Janet Yellen’s appointment as head of the Federal Reserve is likely to be sealed this week by a full vote of the Senate. With her fate all but certain, an as-yet-unannounced nomination is intriguing Fed-watchers: Stanley Fischer, until recently head of Israel’s central bank, as the Fed’s vice chairman.
Bloomberg News reported last week that Fischer has been offered the job and has accepted, though the White House hasn’t made an announcement. Apparently Yellen helped make the decision. This would be a surprising development -- in a good way, as Fischer is remarkably accomplished. But the chatter about a “dream team” may be premature: The idea is not without risk.
No disrespect to Yellen, whose credentials are outstanding, but Fischer is probably the most qualified person in the world to be Fed chairman. He’s an academic economist of the top rank and a renowned teacher of the discipline. (At Massachusetts Institute of Technology, he was thesis adviser to Ben Bernanke, the current Fed chairman; he also taught Larry Summers, until recently a strong candidate to replace Bernanke, and Mario Draghi, head of the European Central Bank.)
His policy experience is equally impressive: He had top jobs at the World Bank and the International Monetary Fund before heading to Wall Street for a short spell at Citigroup Inc. From there he moved to the Bank of Israel, where his record was conspicuously good. Israel weathered the global crash better than most. At the start of the financial crisis in 2008, Fischer was the first central-bank chief to cut interest rates -- and the first to raise them as the recovery got going.
It’s almost too much that Fischer is also universally liked. (How dare he?) Yet this trait could turn out to matter. Fischer’s stature will make him, in some ways, the Fed’s co-chairman. That’s the risk: As a rule, ships are better commanded by one captain than two. Public disagreement between Fischer and Yellen would unsettle financial markets more than the ordinary back and forth between the chairman and the other governors. That’s why a lot could depend on his -- and Yellen’s -- famed collegiality.
The very idea of this appointment attests to egos under much better control than the Washington norm. But the danger of a serious disagreement is real. Fischer and Yellen -- sorry, Yellen and Fischer -- differ on a vital point of monetary policy: so-called forward guidance, or how the Fed communicates its intentions to the financial markets.
On basic ideology, the two are in sync. They’re “New Keynesians” who support aggressive monetary stimulus when needed, including by unorthodox means such as quantitative easing. (Fischer has described QE as “dangerous” but “necessary.") They most likely agree on the need for caution in withdrawing stimulus in the U.S. while unemployment is still high and inflation low. On these crucial points, they are likely to be allies.

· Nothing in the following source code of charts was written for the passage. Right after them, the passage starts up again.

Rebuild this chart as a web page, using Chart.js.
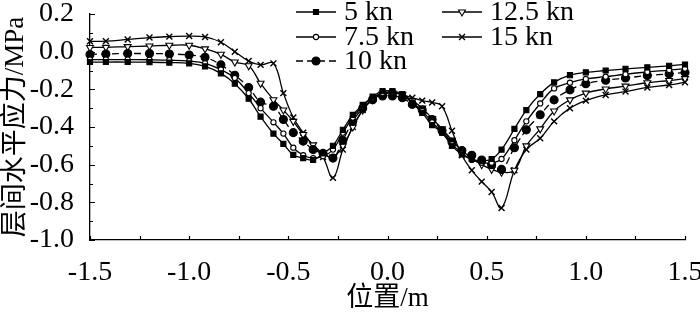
<!DOCTYPE html>
<html>
<head>
<meta charset="utf-8">
<script src="https://cdn.jsdelivr.net/npm/chart.js@4"></script>
<style>
html,body{margin:0;padding:0;background:#fff;}
#wrap{width:700px;height:315px;}
</style>
</head>
<body>
<div id="wrap"><canvas id="c" width="700" height="315"></canvas></div>
<script>
// Positions along the section (m)
const X = [-1.5, -1.42, -1.31, -1.2, -1.1, -1.0, -0.92, -0.84, -0.77, -0.70, -0.64,
  -0.575, -0.525, -0.475, -0.425, -0.375, -0.325, -0.275, -0.225, -0.175, -0.125, -0.075, -0.025,
  0.025, 0.075, 0.125, 0.175, 0.225, 0.275, 0.325, 0.375, 0.425, 0.475, 0.525, 0.575,
  0.64, 0.70, 0.77, 0.84, 0.92, 1.0, 1.1, 1.2, 1.31, 1.42, 1.5];

const S5 = [-0.055, -0.055, -0.055, -0.056, -0.058, -0.062, -0.078, -0.115, -0.17, -0.25, -0.345,
  -0.435, -0.49, -0.548, -0.565, -0.575, -0.54, -0.50, -0.415, -0.336, -0.283, -0.239, -0.21,
  -0.21, -0.225, -0.275, -0.325, -0.39, -0.43, -0.50, -0.545, -0.57, -0.58, -0.57, -0.52,
  -0.41, -0.31, -0.225, -0.163, -0.125, -0.11, -0.10, -0.091, -0.083, -0.075, -0.068];

const S75 = [-0.042, -0.042, -0.042, -0.043, -0.045, -0.05, -0.062, -0.095, -0.14, -0.22, -0.30,
  -0.375, -0.435, -0.51, -0.55, -0.565, -0.555, -0.52, -0.43, -0.35, -0.29, -0.245, -0.22,
  -0.215, -0.23, -0.27, -0.315, -0.375, -0.43, -0.49, -0.54, -0.575, -0.59, -0.59, -0.57,
  -0.47, -0.37, -0.275, -0.195, -0.165, -0.145, -0.133, -0.12, -0.108, -0.098, -0.09];

const S10 = [-0.015, -0.012, -0.01, -0.01, -0.012, -0.018, -0.03, -0.07, -0.125, -0.19, -0.268,
  -0.29, -0.36, -0.43, -0.475, -0.52, -0.54, -0.565, -0.47, -0.37, -0.30, -0.255, -0.235,
  -0.235, -0.245, -0.28, -0.31, -0.36, -0.42, -0.48, -0.525, -0.55, -0.575, -0.60, -0.625,
  -0.51, -0.415, -0.335, -0.256, -0.203, -0.17, -0.152, -0.14, -0.127, -0.118, -0.11];

const S125 = [0.022, 0.023, 0.027, 0.03, 0.034, 0.034, 0.015, -0.014, -0.055, -0.075, -0.168,
  -0.255, -0.31, -0.37, -0.44, -0.495, -0.54, -0.56, -0.50, -0.40, -0.31, -0.255, -0.225,
  -0.22, -0.23, -0.26, -0.30, -0.355, -0.41, -0.47, -0.525, -0.565, -0.60, -0.625, -0.64,
  -0.63, -0.50, -0.41, -0.315, -0.256, -0.22, -0.198, -0.183, -0.165, -0.153, -0.143];

const S15 = [0.055, 0.056, 0.065, 0.075, 0.08, 0.083, 0.078, 0.05, 0.0, -0.05, -0.07,
  -0.062, -0.22, -0.35, -0.43, -0.50, -0.56, -0.67, -0.52, -0.40, -0.31, -0.25, -0.22,
  -0.215, -0.228, -0.245, -0.26, -0.27, -0.29, -0.42, -0.55, -0.63, -0.69, -0.745, -0.83,
  -0.63, -0.52, -0.46, -0.37, -0.30, -0.26, -0.23, -0.212, -0.19, -0.177, -0.162];

const SERIES_LABELS = ['5 kn', '7.5 kn', '10 kn', '12.5 kn', '15 kn'];
const X_TITLE = '位置/m';
const Y_TITLE = '层间水平应力/MPa';

const FONT = "'Liberation Serif', 'Noto Sans CJK SC', serif";

function pts(arr){ return X.map((x,i)=>({x:x, y:arr[i]})); }
function fmt(v){ v = Number(v); if (Math.abs(v) < 1e-9) v = 0; return v.toFixed(1); }

const base = {borderColor:'#000', borderWidth:1.3, tension:0.4, showLine:true, fill:false, clip:14,
  pointBorderColor:'#000', pointBorderWidth:1.1};

const datasets = [
  Object.assign({}, base, {label:SERIES_LABELS[0], data:pts(S5), pointStyle:'rect', pointRadius:3.6, pointBackgroundColor:'#000', backgroundColor:'#000'}),
  Object.assign({}, base, {label:SERIES_LABELS[1], data:pts(S75), pointStyle:'circle', pointRadius:2.6, pointBackgroundColor:'#fff', backgroundColor:'#fff'}),
  Object.assign({}, base, {label:SERIES_LABELS[2], data:pts(S10), pointStyle:'circle', pointRadius:4, pointBackgroundColor:'#000', backgroundColor:'#000', borderDash:[7,4]}),
  Object.assign({}, base, {label:SERIES_LABELS[3], data:pts(S125), pointStyle:'triangle', pointRotation:180, pointRadius:4, pointBackgroundColor:'#fff', backgroundColor:'#fff'}),
  Object.assign({}, base, {label:SERIES_LABELS[4], data:pts(S15), pointStyle:'crossRot', pointRadius:4.2, pointBorderWidth:1.4, pointBackgroundColor:'#000', backgroundColor:'#000'})
];

function drawMarker(ctx, ds, x, y){
  ctx.save();
  ctx.fillStyle = ds.pointBackgroundColor;
  ctx.strokeStyle = '#000';
  ctx.lineWidth = ds.pointBorderWidth;
  ctx.setLineDash([]);
  const opts = {pointStyle: ds.pointStyle, rotation: ds.pointRotation || 0, radius: ds.pointRadius, borderWidth: ds.pointBorderWidth};
  if (Chart.helpers && Chart.helpers.drawPoint) {
    Chart.helpers.drawPoint(ctx, opts, x, y);
  }
  ctx.restore();
}

const legendPlugin = {
  id:'customLegend',
  afterDraw(chart){
    const ctx = chart.ctx;
    const ds = chart.data.datasets;
    const slots = [[296,12],[296,37],[296,61],[442,12],[442,37]];
    ctx.save();
    ctx.font = "28px " + FONT;
    ctx.textBaseline = 'middle';
    ctx.fillStyle = '#000';
    ds.forEach((d,i)=>{
      const [lx,ly] = slots[i];
      ctx.save();
      ctx.strokeStyle = '#000';
      ctx.lineWidth = 1.3;
      ctx.setLineDash(d.borderDash || []);
      ctx.beginPath(); ctx.moveTo(lx,ly); ctx.lineTo(lx+40,ly); ctx.stroke();
      ctx.restore();
      drawMarker(ctx, d, lx+20, ly);
      ctx.fillStyle = '#000';
      ctx.fillText(d.label, lx+48, ly+1);
    });
    ctx.restore();
  }
};

const ticksPlugin = {
  id:'insideTicks',
  afterDraw(chart){
    const ctx = chart.ctx;
    const xs = chart.scales.x, ys = chart.scales.y;
    const a = chart.chartArea;
    ctx.save();
    ctx.strokeStyle = '#000';
    ctx.lineWidth = 1.2;
    ctx.beginPath();
    for (let k=0; k<=12; k++){
      const v = -1.5 + k*0.25;
      const px = Math.round(xs.getPixelForValue(v))+0.5;
      ctx.moveTo(px, a.bottom); ctx.lineTo(px, a.bottom-4);
    }
    for (let k=0; k<=12; k++){
      const v = -1.0 + k*0.1;
      const py = Math.round(ys.getPixelForValue(v))+0.5;
      const len = (k%2===0) ? 5 : 3;
      ctx.moveTo(a.left, py); ctx.lineTo(a.left+len, py);
    }
    ctx.stroke();
    ctx.restore();
  }
};

new Chart(document.getElementById('c'), {
  type:'scatter',
  data:{datasets:datasets},
  options:{
    responsive:false,
    animation:false,
    devicePixelRatio:1,
    layout:{padding:{left:0, right:15, top:14, bottom:0}},
    plugins:{legend:{display:false}, tooltip:{enabled:false}},
    scales:{
      x:{type:'linear', min:-1.5, max:1.5,
        grid:{display:false},
        border:{display:true, color:'#000', width:1.3},
        ticks:{stepSize:0.5, color:'#000', padding:8, maxRotation:0, font:{family:FONT, size:28},
          callback:fmt},
        title:{display:true, text:X_TITLE, color:'#000', font:{family:FONT, size:27}, padding:{top:0, bottom:0}},
        afterFit(s){ s.height = 75; s.paddingLeft = 0; s.paddingRight = 0; }
      },
      y:{type:'linear', min:-1.0, max:0.2,
        grid:{display:false},
        border:{display:true, color:'#000', width:1.3},
        ticks:{stepSize:0.2, color:'#000', padding:8, font:{family:FONT, size:28},
          callback:fmt},
        title:{display:true, text:Y_TITLE, color:'#000', font:{family:FONT, size:27}, padding:{top:0, bottom:0}},
        afterFit(s){ s.width = 90; s.paddingTop = 0; s.paddingBottom = 0; }
      }
    }
  },
  plugins:[ticksPlugin, legendPlugin]
});
</script>
</body>
</html>
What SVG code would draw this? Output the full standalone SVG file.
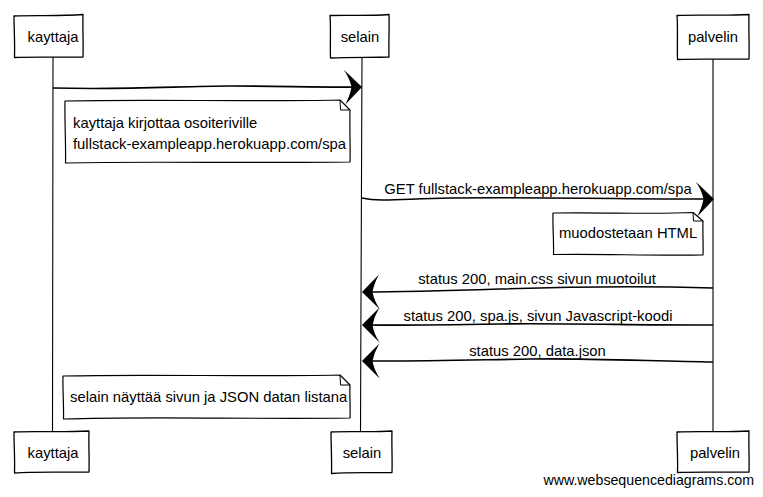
<svg xmlns="http://www.w3.org/2000/svg" width="763" height="497" viewBox="0 0 763 497">
<style>
  text { font-family: "Liberation Sans", Arial, sans-serif; font-size: 14.8px; fill: #000; }
  .box { fill: #fff; stroke: #000; stroke-width: 1.3; stroke-linejoin: round; }
  .life { fill: none; stroke: #000; stroke-width: 1.1; }
  .msg { fill: none; stroke: #000; stroke-width: 1.6; marker-end: url(#arr); }
  .note { fill: #fff; stroke: #000; stroke-width: 1.2; stroke-linejoin: round; }
  .fold { fill: none; stroke: #000; stroke-width: 1; }
  .mid { text-anchor: middle; }
  .foot { font-size: 14.2px; text-anchor: end; }
</style>
<defs>
  <marker id="arr" viewBox="0 0 20 36" refX="19" refY="18" markerWidth="20" markerHeight="36" markerUnits="userSpaceOnUse" orient="auto">
    <path d="M20,18 L2,0.5 Q8,9.5 9.5,18 Q8,26.5 3,35.5 Z" fill="#000"/>
  </marker>
</defs>

<g id="lifelines">
  <path class="life" d="M53,57 C53.5,150 52.5,300 52.5,431"/>
  <path class="life" d="M362,57 C361.5,150 361,300 360.5,431"/>
  <path class="life" d="M713,58 C713.5,200 712.5,330 713,431"/>
</g>

<g id="kayttaja-top">
  <path class="box" d="M14,16 C35,15 60,16.5 83,14.5 C82.5,28 83.5,43 83,57 C60,57.5 35,56.5 14.5,57.5 C15,43 14,28 14,16 Z"/>
  <text class="mid" x="53" y="42">kayttaja</text>
</g>
<g id="selain-top">
  <path class="box" d="M330,15.5 C350,15 370,16 389,14.5 C389.5,28 388.5,44 389,57 C370,57.5 350,57 330.5,58 C330,44 331,28 330,15.5 Z"/>
  <text class="mid" x="360" y="42">selain</text>
</g>
<g id="palvelin-top">
  <path class="box" d="M677,15.5 C700,14.5 725,16 749,14.5 C748.5,28 749.5,44 749,59 C725,59.5 700,58.5 677.5,59.5 C677,44 678,28 677,15.5 Z"/>
  <text class="mid" x="713" y="42">palvelin</text>
</g>

<g id="kayttaja-bottom">
  <path class="box" d="M14,432 C35,431 60,432.5 89,431 C88.5,445 89.5,460 89,472 C60,472.5 35,471.5 14.5,473 C15,460 14,445 14,432 Z"/>
  <text class="mid" x="53" y="458">kayttaja</text>
</g>
<g id="selain-bottom">
  <path class="box" d="M331,432 C350,431 372,432.5 392,431 C391.5,445 392.5,460 392,472.5 C372,473 350,472 331.5,473.5 C332,460 331,445 331,432 Z"/>
  <text class="mid" x="362" y="458">selain</text>
</g>
<g id="palvelin-bottom">
  <path class="box" d="M677,432 C700,431 725,432.5 749,431 C748.5,445 749.5,460 749,472 C725,472.5 700,471.5 677.5,472.5 C678,460 677,445 677,432 Z"/>
  <text class="mid" x="715" y="458">palvelin</text>
</g>

<g id="note-osoiterivi">
  <path class="note" d="M65,101 C150,99 250,102 340,100 L350,110 C349.5,130 350.5,148 350,162 C250,163.5 150,161 65.5,163 C66,145 64.5,120 65,101 Z"/>
  <path class="fold" d="M340,100 L340.5,110 L350,110"/>
  <text x="73" y="128">kayttaja kirjottaa osoiteriville</text>
  <text x="73" y="149">fullstack-exampleapp.herokuapp.com/spa</text>
</g>

<g id="note-html">
  <path class="note" d="M553,213 C600,212 650,214.5 693,212.5 L703,221 C702.5,233 703.5,245 703,255 C650,256 600,253.5 553.5,254.5 C554,242 552.5,226 553,213 Z"/>
  <path class="fold" d="M693,212.5 L693.5,221 L703,221"/>
  <text x="559" y="238">muodostetaan HTML</text>
</g>

<g id="note-naytto">
  <path class="note" d="M63,376 C150,374 250,377 340,375 L350,385 C349.5,395 350.5,407 350,418 C250,419.5 150,416 63.5,419 C64,405 62.5,390 63,376 Z"/>
  <path class="fold" d="M340,375 L340.5,385 L350,385"/>
  <text x="70" y="402">selain näyttää sivun ja JSON datan listana</text>
</g>

<g id="connectors">
  <path class="msg" d="M53,88 C130,90 180,86 230,86 C280,86 320,87.5 361,87"/>
  <path class="msg" d="M362,198 C380,202 400,199 450,198 C550,197 650,199.5 713,199"/>
  <path class="msg" d="M713,288 C650,286 560,287 500,289 C440,291 400,292 363,292"/>
  <path class="msg" d="M713,325 C650,325.5 560,323 500,324 C440,325 400,325.5 363,325"/>
  <path class="msg" d="M713,362 C650,361 580,358 530,359 C470,360 420,361.5 363,361"/>
  <text class="mid" x="538" y="194">GET fullstack-exampleapp.herokuapp.com/spa</text>
  <text class="mid" x="537" y="284">status 200, main.css sivun muotoilut</text>
  <text class="mid" x="538" y="321">status 200, spa.js, sivun Javascript-koodi</text>
  <text class="mid" x="537.5" y="356">status 200, data.json</text>
</g>

<text class="foot" x="754" y="485">www.websequencediagrams.com</text>
</svg>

But they differ on forward guidance. Yellen has been deeply involved in developing the Fed’s increasingly complex announcements about the likely course of policy -- announcements that have occasionally thrown the markets into confusion. She and Bernanke have invested a lot of effort in this approach. Fischer is wary of such complexity. ‘‘You can’t expect the Fed to spell out what it’s going to do,” he said earlier this year. “We don’t know what we’ll be doing a year from now. It’s a mistake to try and get too precise.”
Fischer’s position makes sense. It’s unlikely he can bring the Fed around to his view, however -- not least because Yellen doesn’t agree. That disagreement could be a problem. The dream team, if it happens, needs to talk.